Research shows that reflective thinking contributes to self-regulated learning.  Further to this, self-regulated learning strategies have been found to be positively correlated with life achievements. One of the intended goals of adventure-based programmes is to develop in learners particular abilities such as positive self-esteem, self-discipline, managing anxiety, self-motivation, team-work or relationship building. This intended goal is achieved through purposeful and challenging activities, guided experience as well as the consequent reflective action by the learners in situations which require problem solving and decision making. The curriculum at Lilyfontein School is designed to facilitate these goals.

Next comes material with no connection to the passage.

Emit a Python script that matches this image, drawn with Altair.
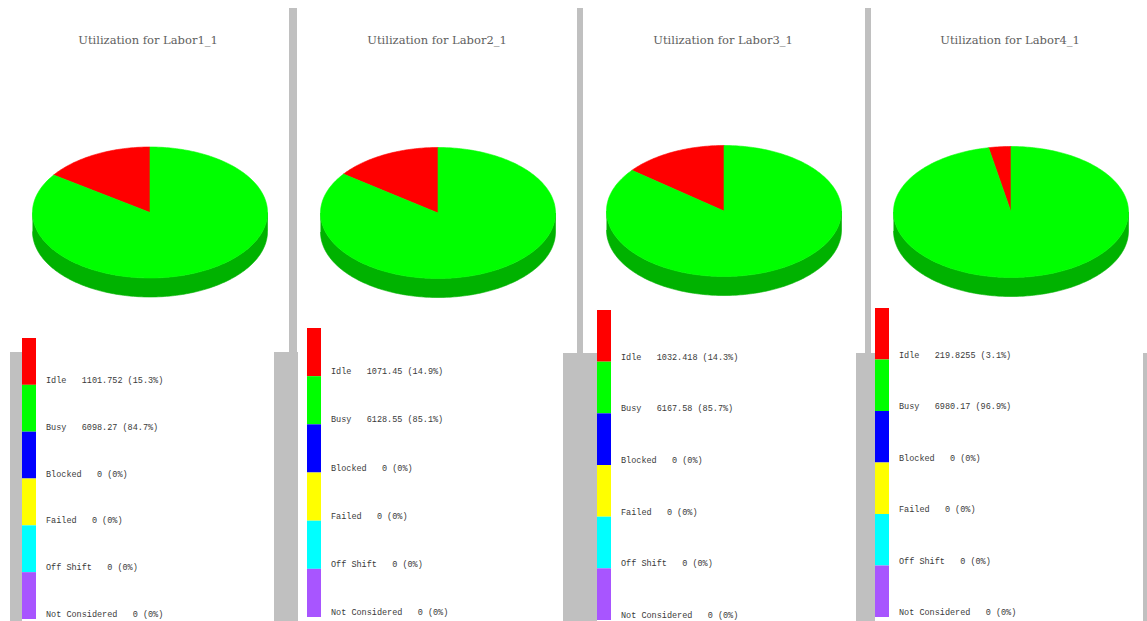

One of the serious draw backs that short circuits this valuable learning experience is the misguided intervention of well meaning outside influence by teachers, coaches, parents, friends, etc. Usually this inappropriate intervention “interference” is based on the mind set of winning or success at all costs or perhaps misdirected competitiveness, rather than allowing learning to mediated through mistakes.


Adventure-based learning is rigorous and demanding, requiring above normal skills in self-discipline, perseverance, mental toughness and emotional commitment; certainly a collection of sound learning principles. As Winston Churchill once said, “It’s not enough that we do our best; sometimes we have to do what is required in order to grow”. 


Adventure Racing


Characterizing Adventure Racing with it variety of activities is a varying degree of risk in which participants are faced with the real consequences of good or poor planning, goal setting, decision making, problem solving, managing emotions like fear and anxiety, conflict, reflective and reflexive thinking, self-evaluation and self-monitoring, self-discipline and self-motivation to name a few.


Adventure racing courses and activities are set up by a small team of course designers considering the challenges. The course is not common knowledge and is revealed only at the briefing held before the race. Listening to the instructions and information at the briefing is critical to post briefing planning and organisation and then management of the race requirements and rules on the day by the four team members who are participating. Input, advice, planning, tips need to be done before the start and not during the race.


Requirements of the discipline of adventure racing involve;

·         Race rules

·         Ethics and conduct (honesty) from participants, coaches, managers and parents.

·         Planning, goal setting and co-operation.

·         Application of skills (running, cycling, abseiling, kloofing, bouldering, paddling, obstacles, climbing, swimming, diving)

·         Managing the team dynamics, (decision making, problem solving, conflict resolution, re-thinking and re-planning to change an approach, emotional management)


Adventure racing is essentially NOT a spectator sport but one may (in some venues) find a vantage point to watch but not assist, other than cheer on. This spectator aspect is certainly one of the aspects of Adventure-racing that is being addressed and developed.


However, parents, coaches, friends, spectators, etc need to understand that safety is always placed first in all adventure activities and races. Granted it is not easy to see one’s child, friend or team making an incorrect decision nor is it easy to stand by and watch the mistake play out as we want to “help” but the mistake the team makes is the essence of the learning experience that is reinforced by feeling real consequences. We as on-lookers need to understand this concept and play by the rules as one would in a rugby, cricket, off road biking, 4x4’ing, etc.


It is not written anywhere that life is easy and must always work out the way you want it to; so prepare children for this real life fact in such away that they can deal with life’s curved balls. Adults need to be aware of their own roles and not short cut this learning experience.


It is therefore important that the team or participants do not receive assistance from any one including the marshals on the course.